(EXERCISE PROMPT)
Write out the entries verbatim and leave the images out of the copy.

[Raw records]
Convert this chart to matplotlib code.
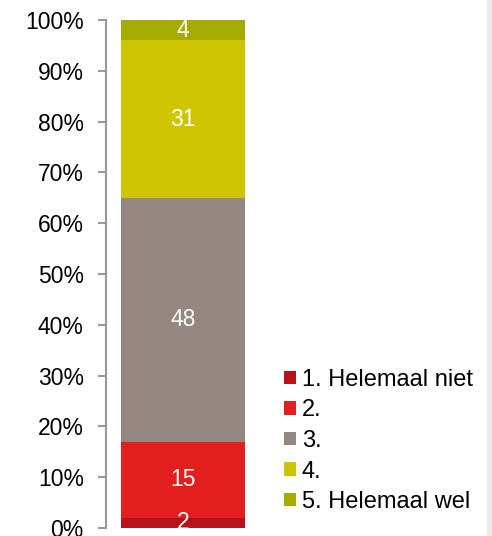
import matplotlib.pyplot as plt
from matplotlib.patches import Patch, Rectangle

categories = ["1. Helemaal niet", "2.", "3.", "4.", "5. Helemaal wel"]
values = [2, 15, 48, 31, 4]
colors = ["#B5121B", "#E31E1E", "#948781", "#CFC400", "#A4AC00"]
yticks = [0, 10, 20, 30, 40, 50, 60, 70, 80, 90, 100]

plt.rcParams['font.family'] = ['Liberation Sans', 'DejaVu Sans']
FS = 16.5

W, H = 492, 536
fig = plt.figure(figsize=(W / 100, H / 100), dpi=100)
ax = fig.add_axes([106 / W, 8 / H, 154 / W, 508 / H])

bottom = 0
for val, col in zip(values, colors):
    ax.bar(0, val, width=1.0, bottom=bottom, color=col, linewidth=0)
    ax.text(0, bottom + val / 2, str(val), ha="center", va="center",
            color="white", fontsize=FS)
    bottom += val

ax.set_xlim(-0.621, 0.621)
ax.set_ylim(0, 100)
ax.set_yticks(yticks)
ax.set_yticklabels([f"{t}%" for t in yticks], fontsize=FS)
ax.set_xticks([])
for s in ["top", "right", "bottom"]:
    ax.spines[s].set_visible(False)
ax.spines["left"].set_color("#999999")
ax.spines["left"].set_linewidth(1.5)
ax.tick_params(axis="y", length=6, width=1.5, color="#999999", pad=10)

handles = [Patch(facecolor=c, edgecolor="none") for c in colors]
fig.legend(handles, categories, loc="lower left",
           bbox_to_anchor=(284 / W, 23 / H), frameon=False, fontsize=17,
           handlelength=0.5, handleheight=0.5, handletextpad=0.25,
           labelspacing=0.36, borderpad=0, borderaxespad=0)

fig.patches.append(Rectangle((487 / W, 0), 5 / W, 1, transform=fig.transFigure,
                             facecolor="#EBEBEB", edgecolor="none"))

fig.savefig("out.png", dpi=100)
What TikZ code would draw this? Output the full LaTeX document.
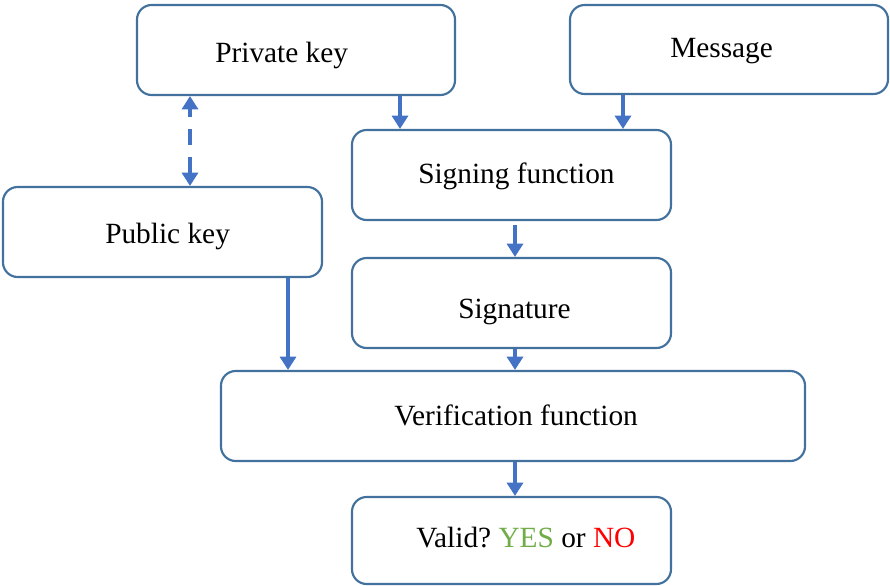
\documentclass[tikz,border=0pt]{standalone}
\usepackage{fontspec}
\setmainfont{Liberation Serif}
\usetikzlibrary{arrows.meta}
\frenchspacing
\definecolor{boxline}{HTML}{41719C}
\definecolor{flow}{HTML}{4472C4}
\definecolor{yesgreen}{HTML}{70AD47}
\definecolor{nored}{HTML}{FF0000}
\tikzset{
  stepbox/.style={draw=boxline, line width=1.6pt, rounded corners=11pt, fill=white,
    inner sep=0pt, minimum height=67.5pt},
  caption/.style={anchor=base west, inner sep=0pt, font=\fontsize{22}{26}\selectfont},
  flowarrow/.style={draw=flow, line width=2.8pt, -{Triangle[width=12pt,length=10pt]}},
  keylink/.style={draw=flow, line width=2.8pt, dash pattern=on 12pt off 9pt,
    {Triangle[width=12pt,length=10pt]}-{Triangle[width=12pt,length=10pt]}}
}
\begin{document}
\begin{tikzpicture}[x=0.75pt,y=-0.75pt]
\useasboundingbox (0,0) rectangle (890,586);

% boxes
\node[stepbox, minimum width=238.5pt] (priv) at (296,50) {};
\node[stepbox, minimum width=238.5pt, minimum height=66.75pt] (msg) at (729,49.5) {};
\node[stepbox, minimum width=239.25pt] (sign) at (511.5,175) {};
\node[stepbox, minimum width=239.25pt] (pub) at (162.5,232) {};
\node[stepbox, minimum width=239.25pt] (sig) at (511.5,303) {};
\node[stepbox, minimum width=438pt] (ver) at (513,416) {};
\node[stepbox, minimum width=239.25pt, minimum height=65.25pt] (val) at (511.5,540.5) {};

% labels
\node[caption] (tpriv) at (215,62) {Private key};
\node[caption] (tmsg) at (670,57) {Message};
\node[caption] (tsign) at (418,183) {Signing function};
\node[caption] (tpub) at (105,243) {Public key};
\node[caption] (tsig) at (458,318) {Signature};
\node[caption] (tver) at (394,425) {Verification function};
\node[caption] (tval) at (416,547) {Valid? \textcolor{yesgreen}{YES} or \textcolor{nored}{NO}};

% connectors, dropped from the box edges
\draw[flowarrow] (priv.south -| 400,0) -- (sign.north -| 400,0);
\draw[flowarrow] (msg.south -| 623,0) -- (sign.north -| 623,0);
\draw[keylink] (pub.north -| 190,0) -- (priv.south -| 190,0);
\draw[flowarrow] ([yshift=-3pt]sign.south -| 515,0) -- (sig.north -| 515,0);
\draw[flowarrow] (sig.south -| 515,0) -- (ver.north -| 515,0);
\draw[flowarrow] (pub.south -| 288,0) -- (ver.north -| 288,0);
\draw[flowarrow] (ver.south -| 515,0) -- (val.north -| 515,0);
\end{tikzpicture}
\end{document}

(WRITTEN REPLY)
Convert this chart to matplotlib code.
import matplotlib.pyplot as plt
from matplotlib.patches import Patch, Rectangle

categories = ["1. Helemaal niet", "2.", "3.", "4.", "5. Helemaal wel"]
values = [2, 15, 48, 31, 4]
colors = ["#B5121B", "#E31E1E", "#948781", "#CFC400", "#A4AC00"]
yticks = [0, 10, 20, 30, 40, 50, 60, 70, 80, 90, 100]

plt.rcParams['font.family'] = ['Liberation Sans', 'DejaVu Sans']
FS = 16.5

W, H = 492, 536
fig = plt.figure(figsize=(W / 100, H / 100), dpi=100)
ax = fig.add_axes([106 / W, 8 / H, 154 / W, 508 / H])

bottom = 0
for val, col in zip(values, colors):
    ax.bar(0, val, width=1.0, bottom=bottom, color=col, linewidth=0)
    ax.text(0, bottom + val / 2, str(val), ha="center", va="center",
            color="white", fontsize=FS)
    bottom += val

ax.set_xlim(-0.621, 0.621)
ax.set_ylim(0, 100)
ax.set_yticks(yticks)
ax.set_yticklabels([f"{t}%" for t in yticks], fontsize=FS)
ax.set_xticks([])
for s in ["top", "right", "bottom"]:
    ax.spines[s].set_visible(False)
ax.spines["left"].set_color("#999999")
ax.spines["left"].set_linewidth(1.5)
ax.tick_params(axis="y", length=6, width=1.5, color="#999999", pad=10)

handles = [Patch(facecolor=c, edgecolor="none") for c in colors]
fig.legend(handles, categories, loc="lower left",
           bbox_to_anchor=(284 / W, 23 / H), frameon=False, fontsize=17,
           handlelength=0.5, handleheight=0.5, handletextpad=0.25,
           labelspacing=0.36, borderpad=0, borderaxespad=0)

fig.patches.append(Rectangle((487 / W, 0), 5 / W, 1, transform=fig.transFigure,
                             facecolor="#EBEBEB", edgecolor="none"))

fig.savefig("out.png", dpi=100)
What TikZ code would draw this? Output the full LaTeX document.
\documentclass[tikz,border=0pt]{standalone}
\usepackage{fontspec}
\setmainfont{Liberation Serif}
\usetikzlibrary{arrows.meta}
\frenchspacing
\definecolor{boxline}{HTML}{41719C}
\definecolor{flow}{HTML}{4472C4}
\definecolor{yesgreen}{HTML}{70AD47}
\definecolor{nored}{HTML}{FF0000}
\tikzset{
  stepbox/.style={draw=boxline, line width=1.6pt, rounded corners=11pt, fill=white,
    inner sep=0pt, minimum height=67.5pt},
  caption/.style={anchor=base west, inner sep=0pt, font=\fontsize{22}{26}\selectfont},
  flowarrow/.style={draw=flow, line width=2.8pt, -{Triangle[width=12pt,length=10pt]}},
  keylink/.style={draw=flow, line width=2.8pt, dash pattern=on 12pt off 9pt,
    {Triangle[width=12pt,length=10pt]}-{Triangle[width=12pt,length=10pt]}}
}
\begin{document}
\begin{tikzpicture}[x=0.75pt,y=-0.75pt]
\useasboundingbox (0,0) rectangle (890,586);

% boxes
\node[stepbox, minimum width=238.5pt] (priv) at (296,50) {};
\node[stepbox, minimum width=238.5pt, minimum height=66.75pt] (msg) at (729,49.5) {};
\node[stepbox, minimum width=239.25pt] (sign) at (511.5,175) {};
\node[stepbox, minimum width=239.25pt] (pub) at (162.5,232) {};
\node[stepbox, minimum width=239.25pt] (sig) at (511.5,303) {};
\node[stepbox, minimum width=438pt] (ver) at (513,416) {};
\node[stepbox, minimum width=239.25pt, minimum height=65.25pt] (val) at (511.5,540.5) {};

% labels
\node[caption] (tpriv) at (215,62) {Private key};
\node[caption] (tmsg) at (670,57) {Message};
\node[caption] (tsign) at (418,183) {Signing function};
\node[caption] (tpub) at (105,243) {Public key};
\node[caption] (tsig) at (458,318) {Signature};
\node[caption] (tver) at (394,425) {Verification function};
\node[caption] (tval) at (416,547) {Valid? \textcolor{yesgreen}{YES} or \textcolor{nored}{NO}};

% connectors, dropped from the box edges
\draw[flowarrow] (priv.south -| 400,0) -- (sign.north -| 400,0);
\draw[flowarrow] (msg.south -| 623,0) -- (sign.north -| 623,0);
\draw[keylink] (pub.north -| 190,0) -- (priv.south -| 190,0);
\draw[flowarrow] ([yshift=-3pt]sign.south -| 515,0) -- (sig.north -| 515,0);
\draw[flowarrow] (sig.south -| 515,0) -- (ver.north -| 515,0);
\draw[flowarrow] (pub.south -| 288,0) -- (ver.north -| 288,0);
\draw[flowarrow] (ver.south -| 515,0) -- (val.north -| 515,0);
\end{tikzpicture}
\end{document}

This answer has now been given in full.